Desde México, a menudo reducimos este conflicto a una postal de CNN o un trending topic en redes sociales. Perdemos de vista lo esencial: que aquí hay personas, no solo bandos. Que en las calles de Tel Aviv o de Rafah los niños todavía juegan, aunque los adultos sepan que en cualquier momento puede caer una bomba. Que las abuelas siguen contando historias, aunque no tengan electricidad. Que la fe, el duelo y la resistencia conviven como capas imposibles de separar.

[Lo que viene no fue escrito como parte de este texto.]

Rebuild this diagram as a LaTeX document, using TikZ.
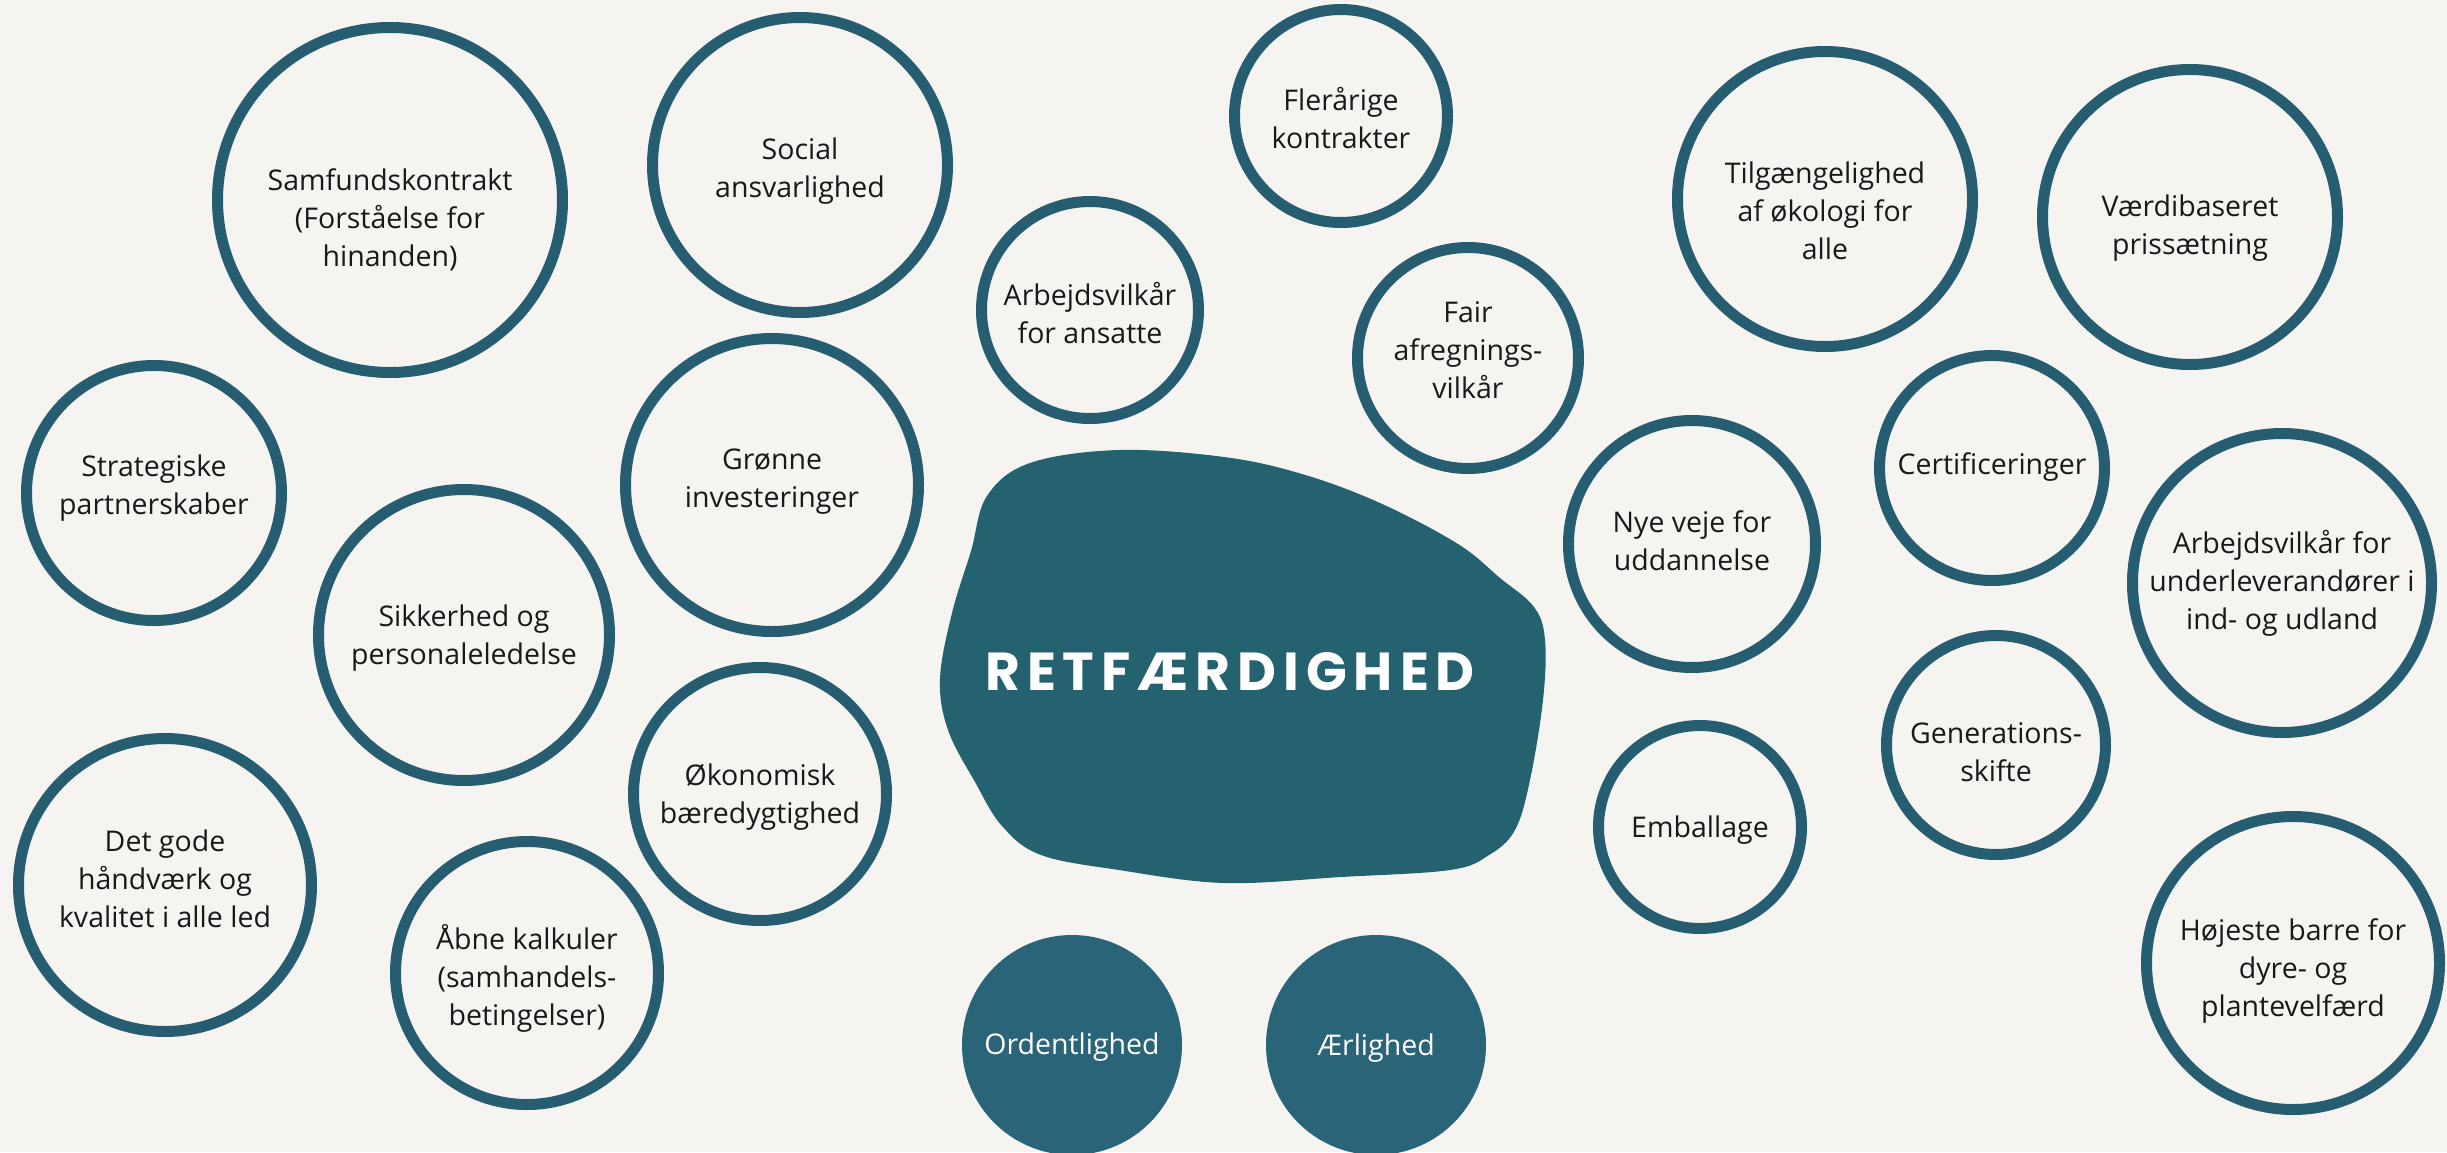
\documentclass[tikz,border=0pt]{standalone}
\usepackage{fontspec}
\setmainfont{Open Sans}
\newfontfamily\headfont{Poppins}[LetterSpace=13.0]
\definecolor{paper}{HTML}{F5F4F0}
\definecolor{ring}{HTML}{275D71}
\definecolor{disc}{HTML}{2A6479}
\definecolor{blobfill}{HTML}{24626F}
\begin{document}
\begin{tikzpicture}[x=1pt,y=-1pt,
  label text/.style={align=center, inner sep=0pt, font=\fontsize{28.5}{38}\selectfont},
  % circle with its caption set slightly off centre
  caption/.style 2 args={label={[label text, text=black!90, yshift=#1pt]center:{#2}}},
  whitecaption/.style 2 args={label={[label text, text=white, yshift=#1pt]center:{#2}}},
  ringnode/.style={circle, draw=ring, line width=11pt, inner sep=0pt,
    minimum size={2*#1pt-11pt}},
  discnode/.style={circle, fill=disc, inner sep=0pt, minimum size={2*#1pt}},
  headline/.style={text=white, inner sep=0pt,
    font=\headfont\bfseries\fontsize{53.5}{60}\selectfont}]
  % page
  \fill[paper] (0,0) rectangle (2447,1152);
  \useasboundingbox (0,0) rectangle (2447,1152);

  % central shape
  \fill[blobfill] plot[smooth cycle, tension=0.6] coordinates {
    (1119,450) (1224,457) (1302,474) (1380,503) (1458,544) (1500,578)
    (1534,607) (1545,640) (1543,700) (1530,780) (1515,830) (1489,855)
    (1450,870) (1341,877) (1224,883) (1119,870) (1041,855) (1002,826)
    (975,782) (948,730) (940,679) (952,613) (971,551) (987,496) (1030,463)};
  \node[headline] (retf) at (1230,672) {RETFÆRDIGHED};

  % outlined circles
  \node[ringnode=178, caption={-20}{Samfundskontrakt\\(Forståelse for\\hinanden)}] (samf) at (390,200) {};
  \node[ringnode=153, caption={-6}{Social\\ansvarlighed}] (social) at (800,165) {};
  \node[ringnode=112, caption={-2}{Flerårige\\kontrakter}] (fler) at (1341,116) {};
  \node[ringnode=153, caption={-12}{Tilgængelighed\\af økologi for\\alle}] (tilg) at (1825,199) {};
  \node[ringnode=153, caption={-11}{Værdibaseret\\prissætning}] (vaerdi) at (2190,217) {};
  \node[ringnode=114, caption={-3}{Arbejdsvilkår\\for ansatte}] (arbans) at (1090,310) {};
  \node[ringnode=116, caption={8}{Fair\\afregnings-\\vilkår}] (fair) at (1468,358) {};
  \node[ringnode=133, caption={5}{Strategiske\\partnerskaber}] (strat) at (154,493) {};
  \node[ringnode=152, caption={3}{Grønne\\investeringer}] (gron) at (772,485) {};
  \node[ringnode=118, caption={1}{Certificeringer}] (cert) at (1992,468) {};
  \node[ringnode=129, caption={3}{Nye veje for\\uddannelse}] (nye) at (1692,544) {};
  \node[ringnode=155, caption={0}{Arbejdsvilkår for\\underleverandører i\\ind- og udland}] (arbund) at (2282,583) {};
  \node[ringnode=151, caption={-3}{Sikkerhed og\\personaleledelse}] (sikker) at (464,635) {};
  \node[ringnode=115, caption={-7}{Generations-\\skifte}] (gen) at (1996,745) {};
  \node[ringnode=132, caption={-3}{Økonomisk\\bæredygtighed}] (okon) at (760,794) {};
  \node[ringnode=107, caption={-3}{Emballage}] (emb) at (1700,827) {};
  \node[ringnode=152, caption={6}{Det gode\\håndværk og\\kvalitet i alle led}] (detgod) at (165,885) {};
  \node[ringnode=137, caption={-5}{Åbne kalkuler\\(samhandels-\\betingelser)}] (aabne) at (527,973) {};
  \node[ringnode=152, caption={-8}{Højeste barre for\\dyre- og\\plantevelfærd}] (hoej) at (2293,963) {};

  % filled circles
  \node[discnode=110, whitecaption={-2}{Ordentlighed}] (orden) at (1072,1045) {};
  \node[discnode=110, whitecaption={-3}{Ærlighed}] (aerl) at (1376,1045) {};
\end{tikzpicture}
\end{document}
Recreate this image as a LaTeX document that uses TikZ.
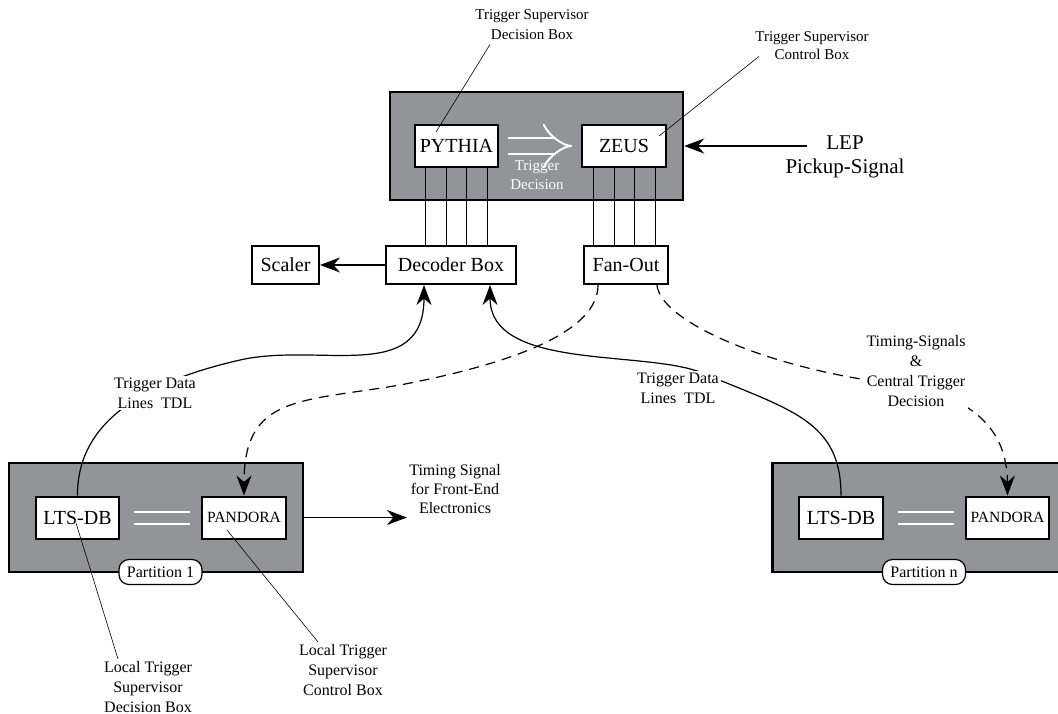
\documentclass[tikz,border=0pt]{standalone}
\usepackage{fontspec}
\setmainfont{Liberation Serif}
\usetikzlibrary{arrows.meta}
\definecolor{boxgray}{RGB}{147,148,152}

\begin{document}
\begin{tikzpicture}[x=0.5pt, y=-0.5pt,
  crate/.style={draw, line width=1.2pt, fill=boxgray, inner sep=0pt},
  unit/.style={draw, line width=1pt, fill=white, inner sep=0pt, minimum height=21pt, font=\fontsize{10}{12}\selectfont},
  parttag/.style={draw, line width=0.6pt, fill=white, rounded corners=5pt, inner sep=0pt, minimum width=41.5pt, minimum height=12.5pt, font=\fontsize{8}{10}\selectfont},
  tag/.style={align=center, inner sep=1pt, font=\fontsize{8}{10}\selectfont},
  sig/.style={line width=0.6pt, -{Stealth[length=10pt,width=7.5pt]}},
  pulse/.style={sig, dash pattern=on 5pt off 3.5pt},
  bus/.style={line width=0.5pt},
  lead/.style={line width=0.3pt},
  link/.style={draw=white, line width=1pt, double=boxgray, double distance=5pt},
  verdict/.style={link, double distance=7pt, shorten <=4.5pt, shorten >=4.5pt, -{Implies}}]
  \useasboundingbox (0,0) rectangle (1058,713);

  % Nodes
  \node[crate, minimum width=146.5pt, minimum height=54pt] (supervisor) at (536.5,146) {};
  \node[unit, minimum width=41.5pt] (pythia) at (456.5,146) {PYTHIA};
  \node[unit, minimum width=42pt] (zeus) at (624,146) {ZEUS};
  \node[unit, minimum width=65pt, minimum height=19pt] (decoderbox) at (451,265) {Decoder Box};
  \node[unit, minimum width=42pt, minimum height=19pt] (fanout) at (626,265) {Fan-Out};
  \node[unit, minimum width=33.5pt, minimum height=19pt] (scaler) at (285.5,265) {Scaler};

  \node[crate, minimum width=147pt, minimum height=54.5pt] (partition1) at (156,517.5) {};
  \node[unit, minimum width=41.5pt] (ltsdb1) at (77.5,517.5) {LTS-DB};
  \node[unit, minimum width=42pt, font=\fontsize{7.8}{9}\selectfont] (pandora1) at (244,517.5) {PANDORA};
  \node[parttag] (tag1) at (160.5,572) {Partition 1};

  \node[crate, minimum width=147pt, minimum height=54.5pt] (partitionn) at (919.5,517.5) {};
  \node[unit, minimum width=42pt] (ltsdbn) at (841,517.5) {LTS-DB};
  \node[unit, minimum width=41.5pt, font=\fontsize{7.8}{9}\selectfont] (pandoran) at (1007.5,517.5) {PANDORA};
  \node[parttag] (tagn) at (924,572) {Partition n};

  % Edges
  \draw[verdict] (pythia) -- (zeus);
  \draw[link, shorten <=7pt, shorten >=5.5pt] (ltsdb1) -- (pandora1);
  \draw[link, shorten <=7pt, shorten >=5.5pt] (ltsdbn) -- (pandoran);
  \foreach \dx in {-15.5,-5,5,15.5} {
    \draw[bus] ([xshift=\dx pt]pythia.south) -- ([xshift=\dx pt]pythia.south |- decoderbox.north);
    \draw[bus] ([xshift=\dx pt]zeus.south) -- ([xshift=\dx pt]zeus.south |- fanout.north);
  }
  \draw[sig] (decoderbox) -- (scaler);
  \draw[sig] (ltsdb1.north) .. controls (77,430) and (130,385) .. (240,360)
    .. controls (320,342) and (424,385) .. ([xshift=-13.5pt]decoderbox.south);
  \draw[sig] (ltsdbn.north) .. controls (841,420) and (790,410) .. (700,372)
    .. controls (640,350) and (490,370) .. ([xshift=19.5pt]decoderbox.south);
  \draw[pulse] ([xshift=-14pt]fanout.south) .. controls (598,330) and (520,362) .. (400,385)
    .. controls (300,402) and (244,395) .. (pandora1.north);
  \draw[pulse] ([xshift=15.5pt]fanout.south) .. controls (660,320) and (760,365) .. (880,382)
    .. controls (960,390) and (1007,420) .. (pandoran.north);

  % Labels
  \node[tag, font=\fontsize{7.5}{10}\selectfont] (decisionlabel) at (532,25) {Trigger Supervisor\\Decision Box};
  \node[tag, font=\fontsize{7.5}{9}\selectfont] (controllabel) at (812,46) {Trigger Supervisor\\Control Box};
  \node[tag, font=\fontsize{10.5}{12}\selectfont] (leplabel) at (845,157) {LEP\\Pickup-Signal};
  \node[tag, text=white, font=\fontsize{7.5}{9.5}\selectfont] (verdictlabel) at (537,175) {Trigger\\Decision};
  \node[tag, fill=white] (tdl1) at (155,393) {Trigger Data\\Lines\ \ TDL};
  \node[tag, fill=white] (tdln) at (678,388) {Trigger Data\\Lines\ \ TDL};
  \node[tag, fill=white] (timinglabel) at (916,371) {Timing-Signals\\\&\\Central Trigger\\Decision};
  \node[tag, font=\fontsize{8}{9.5}\selectfont] (frontend) at (455,489) {Timing Signal\\for Front-End\\Electronics};
  \node[tag] (ltsdblabel) at (148,687) {Local Trigger\\Supervisor\\Decision Box};
  \node[tag] (pandoralabel) at (343,670) {Local Trigger\\Supervisor\\Control Box};

  \draw[sig] ([xshift=12pt]leplabel.west |- zeus) -- (supervisor.east |- zeus);
  \draw[sig] (partition1.east) -- (frontend.west |- partition1.east);
  \draw[lead] ([xshift=-21pt,yshift=-1pt]decisionlabel.south) -- ([xshift=11pt,yshift=-4pt]pythia.north west);
  \draw[lead] ([xshift=3pt,yshift=3pt]controllabel.south west) -- ([xshift=-4pt,yshift=-6pt]zeus.north east);
  \draw[lead] ([xshift=-15pt]ltsdblabel.north) -- ([xshift=-0.75pt,yshift=-2.75pt]ltsdb1.center);
  \draw[lead] ([xshift=-12.5pt]pandoralabel.north) -- ([xshift=-8.5pt,yshift=-6.25pt]pandora1.center);
\end{tikzpicture}
\end{document}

El problema es que la conversación pública en Occidente se ha empobrecido. Criticar la política de ocupación y castigo de Netanyahu automáticamente nos convierte en “antisemitas”. Defender el derecho de Israel a existir y a protegerse es automáticamente “ser sionista criminal”. No hay matices, no hay espacio para la duda. Y sin embargo, lo que un periodista debe buscar son precisamente los matices: el testimonio de quien perdió a su hijo en un kibutz y de quien perdió a toda su familia en Gaza. El deber de escuchar lo indecible es nuestra labor.
A dos años, el 7 de octubre no terminó. Es un calendario que sigue contando muertos, desplazados, rehenes, discursos inflamados. La diferencia es que hoy la pregunta no es qué ocurrió, sino si el mundo aprendió algo.
Desde México, con nuestras propias fosas, desaparecidos y guerras no declaradas, deberíamos entenderlo mejor que nadie: cuando la violencia se normaliza, cuando la diplomacia se reduce a comunicados tibios, cuando la prensa solo mira desde la distancia, el horror se recicla.
Por eso quería estar aquí.
No para repetir cifras ni para sumar indignación a la distancia, sino para intentar escuchar. Para contar lo que se calla en medio de tanto ruido. Para recordar que la primera obligación del periodismo no es tomar partido por un partido, un Estado, una religión o un ejército. Sino para dar voz a las víctimas de tales atrocidades. De ambos lados y con todos sus matices.
Tel Aviv es la primera escala. Gaza es un muro inaccesible. México, un espejo que devuelve la pregunta incómoda: ¿de qué lado estamos cuando el horror se repite?